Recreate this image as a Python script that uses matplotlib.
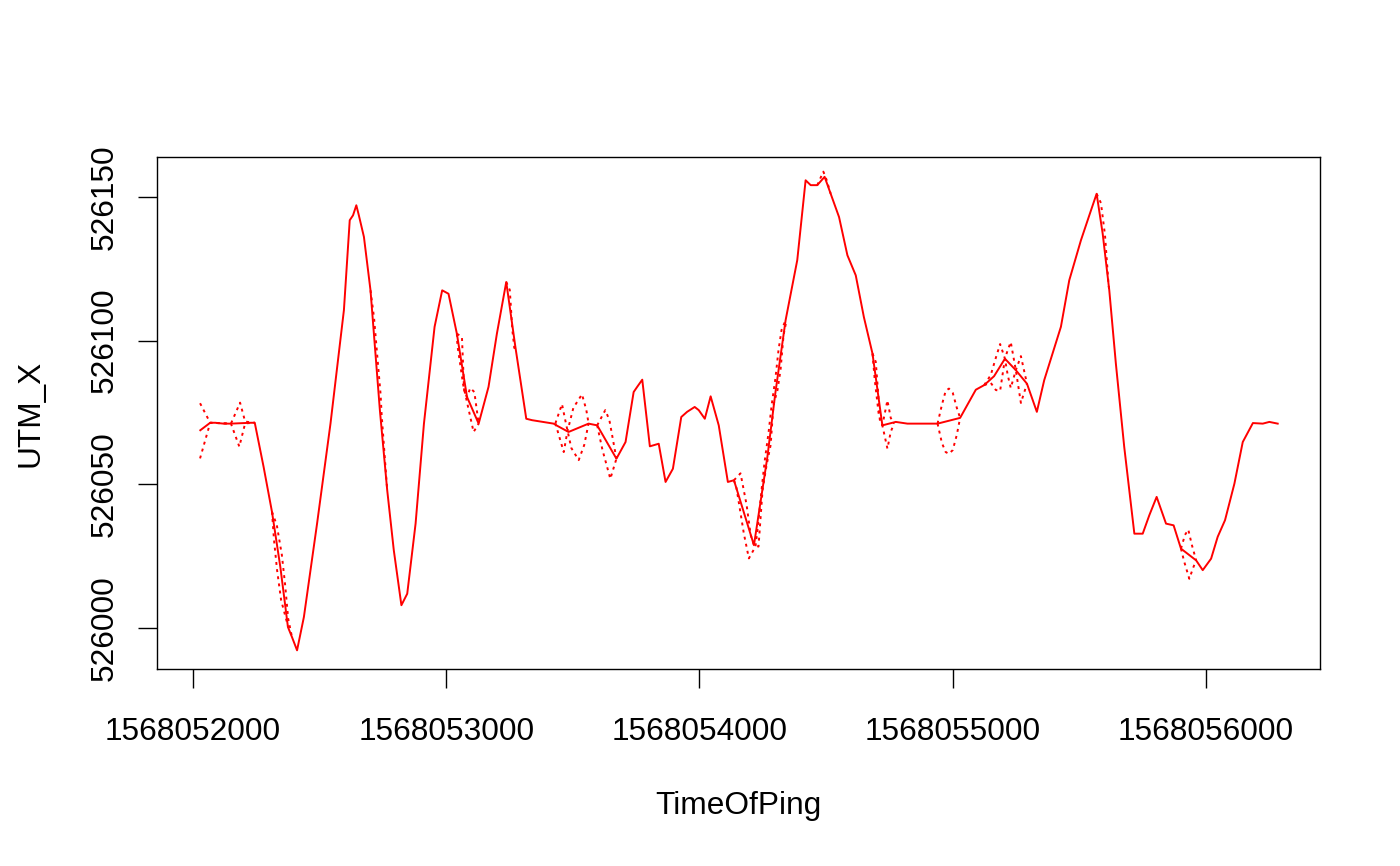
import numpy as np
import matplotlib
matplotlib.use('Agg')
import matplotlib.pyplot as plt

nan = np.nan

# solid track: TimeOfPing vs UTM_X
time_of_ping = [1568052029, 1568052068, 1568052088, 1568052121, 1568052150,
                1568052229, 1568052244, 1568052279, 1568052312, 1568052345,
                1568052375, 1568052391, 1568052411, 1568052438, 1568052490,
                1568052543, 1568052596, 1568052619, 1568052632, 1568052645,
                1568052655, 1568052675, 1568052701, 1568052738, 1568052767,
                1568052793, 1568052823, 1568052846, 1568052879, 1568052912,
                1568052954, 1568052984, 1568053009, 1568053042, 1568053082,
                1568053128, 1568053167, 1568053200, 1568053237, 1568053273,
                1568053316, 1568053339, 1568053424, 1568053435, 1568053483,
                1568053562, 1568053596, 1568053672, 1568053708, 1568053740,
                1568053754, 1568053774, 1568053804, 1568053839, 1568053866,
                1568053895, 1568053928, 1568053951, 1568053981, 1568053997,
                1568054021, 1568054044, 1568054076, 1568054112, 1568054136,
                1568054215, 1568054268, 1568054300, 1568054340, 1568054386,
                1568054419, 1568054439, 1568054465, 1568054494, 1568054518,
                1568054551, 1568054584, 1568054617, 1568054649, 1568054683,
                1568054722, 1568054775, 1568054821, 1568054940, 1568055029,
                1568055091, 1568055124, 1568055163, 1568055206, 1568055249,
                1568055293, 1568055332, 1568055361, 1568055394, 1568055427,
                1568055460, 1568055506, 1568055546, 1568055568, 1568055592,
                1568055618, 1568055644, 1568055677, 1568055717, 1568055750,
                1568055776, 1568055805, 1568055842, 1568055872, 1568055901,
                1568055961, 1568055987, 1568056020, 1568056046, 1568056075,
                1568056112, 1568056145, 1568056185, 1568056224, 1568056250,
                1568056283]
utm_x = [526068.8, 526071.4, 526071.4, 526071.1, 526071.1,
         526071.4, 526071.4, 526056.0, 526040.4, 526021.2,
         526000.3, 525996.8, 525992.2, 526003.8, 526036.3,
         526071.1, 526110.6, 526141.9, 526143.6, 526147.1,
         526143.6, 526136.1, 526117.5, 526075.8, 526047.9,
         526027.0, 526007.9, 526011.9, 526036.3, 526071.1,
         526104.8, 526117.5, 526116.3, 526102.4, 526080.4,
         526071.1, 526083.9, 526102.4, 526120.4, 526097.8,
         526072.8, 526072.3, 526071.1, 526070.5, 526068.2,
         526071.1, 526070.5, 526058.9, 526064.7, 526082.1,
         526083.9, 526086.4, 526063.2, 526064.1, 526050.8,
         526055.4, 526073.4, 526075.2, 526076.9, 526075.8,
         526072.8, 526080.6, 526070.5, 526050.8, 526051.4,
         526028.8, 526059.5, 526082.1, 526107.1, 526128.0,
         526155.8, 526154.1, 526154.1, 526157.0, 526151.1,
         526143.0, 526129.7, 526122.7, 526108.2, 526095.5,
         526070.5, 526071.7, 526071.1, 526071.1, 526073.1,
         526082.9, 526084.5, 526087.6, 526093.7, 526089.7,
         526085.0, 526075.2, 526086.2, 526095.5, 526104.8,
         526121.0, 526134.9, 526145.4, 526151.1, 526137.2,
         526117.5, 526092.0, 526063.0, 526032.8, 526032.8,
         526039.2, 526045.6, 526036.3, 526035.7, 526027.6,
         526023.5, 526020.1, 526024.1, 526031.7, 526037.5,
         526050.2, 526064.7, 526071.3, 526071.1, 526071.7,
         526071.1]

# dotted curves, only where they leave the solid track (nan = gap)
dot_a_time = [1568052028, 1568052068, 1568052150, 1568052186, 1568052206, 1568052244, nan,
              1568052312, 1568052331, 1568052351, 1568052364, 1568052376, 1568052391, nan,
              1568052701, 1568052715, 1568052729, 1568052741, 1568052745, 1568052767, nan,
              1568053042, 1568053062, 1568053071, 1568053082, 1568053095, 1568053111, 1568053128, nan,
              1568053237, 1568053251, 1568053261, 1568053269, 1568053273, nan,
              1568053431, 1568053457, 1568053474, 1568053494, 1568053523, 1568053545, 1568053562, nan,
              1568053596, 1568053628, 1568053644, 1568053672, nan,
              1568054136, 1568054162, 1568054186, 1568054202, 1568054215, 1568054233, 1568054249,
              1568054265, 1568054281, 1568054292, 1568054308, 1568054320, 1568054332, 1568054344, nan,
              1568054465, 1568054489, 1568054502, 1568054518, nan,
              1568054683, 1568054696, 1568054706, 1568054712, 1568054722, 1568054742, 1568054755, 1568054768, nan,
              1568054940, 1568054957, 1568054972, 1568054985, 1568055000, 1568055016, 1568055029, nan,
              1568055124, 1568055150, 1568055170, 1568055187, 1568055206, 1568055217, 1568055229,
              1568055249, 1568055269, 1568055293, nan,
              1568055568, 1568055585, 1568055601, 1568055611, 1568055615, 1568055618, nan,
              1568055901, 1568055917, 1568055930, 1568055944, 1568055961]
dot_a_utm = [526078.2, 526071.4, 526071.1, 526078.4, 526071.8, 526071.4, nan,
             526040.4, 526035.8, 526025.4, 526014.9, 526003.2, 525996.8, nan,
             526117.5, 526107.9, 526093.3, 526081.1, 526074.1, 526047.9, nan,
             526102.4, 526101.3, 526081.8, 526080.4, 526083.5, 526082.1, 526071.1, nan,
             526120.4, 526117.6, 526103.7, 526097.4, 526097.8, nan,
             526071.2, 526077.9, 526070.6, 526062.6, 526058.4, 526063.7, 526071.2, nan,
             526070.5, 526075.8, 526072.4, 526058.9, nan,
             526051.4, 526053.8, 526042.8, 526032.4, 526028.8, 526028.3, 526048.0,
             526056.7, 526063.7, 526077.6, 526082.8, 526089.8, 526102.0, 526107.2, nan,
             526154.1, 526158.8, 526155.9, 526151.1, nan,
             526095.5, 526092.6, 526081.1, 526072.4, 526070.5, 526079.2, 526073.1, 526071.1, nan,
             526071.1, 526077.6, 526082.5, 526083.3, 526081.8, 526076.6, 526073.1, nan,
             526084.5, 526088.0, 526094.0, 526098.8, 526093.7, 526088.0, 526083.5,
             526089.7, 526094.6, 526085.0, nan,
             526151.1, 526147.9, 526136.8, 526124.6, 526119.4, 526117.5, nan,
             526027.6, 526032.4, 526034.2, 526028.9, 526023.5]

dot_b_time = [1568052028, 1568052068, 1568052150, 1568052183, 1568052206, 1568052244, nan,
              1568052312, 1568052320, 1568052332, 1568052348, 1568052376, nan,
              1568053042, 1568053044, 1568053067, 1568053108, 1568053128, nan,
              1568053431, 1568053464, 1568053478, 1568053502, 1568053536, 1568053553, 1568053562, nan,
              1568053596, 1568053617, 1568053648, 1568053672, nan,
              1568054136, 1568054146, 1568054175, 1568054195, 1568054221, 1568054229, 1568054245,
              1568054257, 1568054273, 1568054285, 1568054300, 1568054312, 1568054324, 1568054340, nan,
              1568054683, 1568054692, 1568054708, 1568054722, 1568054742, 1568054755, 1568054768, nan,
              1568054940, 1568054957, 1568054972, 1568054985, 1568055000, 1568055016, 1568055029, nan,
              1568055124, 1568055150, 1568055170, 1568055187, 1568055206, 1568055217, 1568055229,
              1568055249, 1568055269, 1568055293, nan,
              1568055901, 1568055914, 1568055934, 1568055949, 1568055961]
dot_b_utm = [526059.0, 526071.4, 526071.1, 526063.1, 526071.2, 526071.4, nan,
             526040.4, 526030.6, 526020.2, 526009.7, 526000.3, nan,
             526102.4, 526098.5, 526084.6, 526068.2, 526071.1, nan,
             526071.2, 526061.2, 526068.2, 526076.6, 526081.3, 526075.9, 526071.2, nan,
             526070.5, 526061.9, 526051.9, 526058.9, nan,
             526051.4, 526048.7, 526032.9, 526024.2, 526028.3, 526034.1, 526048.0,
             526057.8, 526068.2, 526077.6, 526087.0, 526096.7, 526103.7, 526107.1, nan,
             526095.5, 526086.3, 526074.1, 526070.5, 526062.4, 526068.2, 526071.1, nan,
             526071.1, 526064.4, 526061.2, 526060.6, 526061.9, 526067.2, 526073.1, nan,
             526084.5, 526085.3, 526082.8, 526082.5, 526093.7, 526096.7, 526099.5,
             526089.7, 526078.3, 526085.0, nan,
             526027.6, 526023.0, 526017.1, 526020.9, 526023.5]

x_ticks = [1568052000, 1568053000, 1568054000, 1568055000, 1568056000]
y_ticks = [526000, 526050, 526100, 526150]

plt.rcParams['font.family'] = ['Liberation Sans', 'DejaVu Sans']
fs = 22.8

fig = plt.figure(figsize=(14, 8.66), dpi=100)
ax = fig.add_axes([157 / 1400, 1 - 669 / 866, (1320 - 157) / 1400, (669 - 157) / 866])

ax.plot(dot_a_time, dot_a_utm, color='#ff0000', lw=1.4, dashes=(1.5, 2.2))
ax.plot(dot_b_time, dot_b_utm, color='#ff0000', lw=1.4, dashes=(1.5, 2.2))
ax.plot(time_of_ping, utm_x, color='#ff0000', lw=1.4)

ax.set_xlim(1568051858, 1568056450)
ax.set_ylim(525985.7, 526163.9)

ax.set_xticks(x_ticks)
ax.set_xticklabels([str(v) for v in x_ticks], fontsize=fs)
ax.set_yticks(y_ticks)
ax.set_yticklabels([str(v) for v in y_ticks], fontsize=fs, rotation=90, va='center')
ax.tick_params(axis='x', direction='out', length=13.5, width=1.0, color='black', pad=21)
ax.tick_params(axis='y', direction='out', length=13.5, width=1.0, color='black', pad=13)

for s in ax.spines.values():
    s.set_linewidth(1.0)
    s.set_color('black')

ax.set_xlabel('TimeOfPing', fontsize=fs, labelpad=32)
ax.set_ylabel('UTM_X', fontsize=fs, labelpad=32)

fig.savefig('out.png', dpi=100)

Brief: From the first line above through the line containing "nan = np.nan", copy everything exactly, without the pictures.

Problem solution:
Recreate this image as a Python script that uses matplotlib.
import numpy as np
import matplotlib
matplotlib.use('Agg')
import matplotlib.pyplot as plt

nan = np.nan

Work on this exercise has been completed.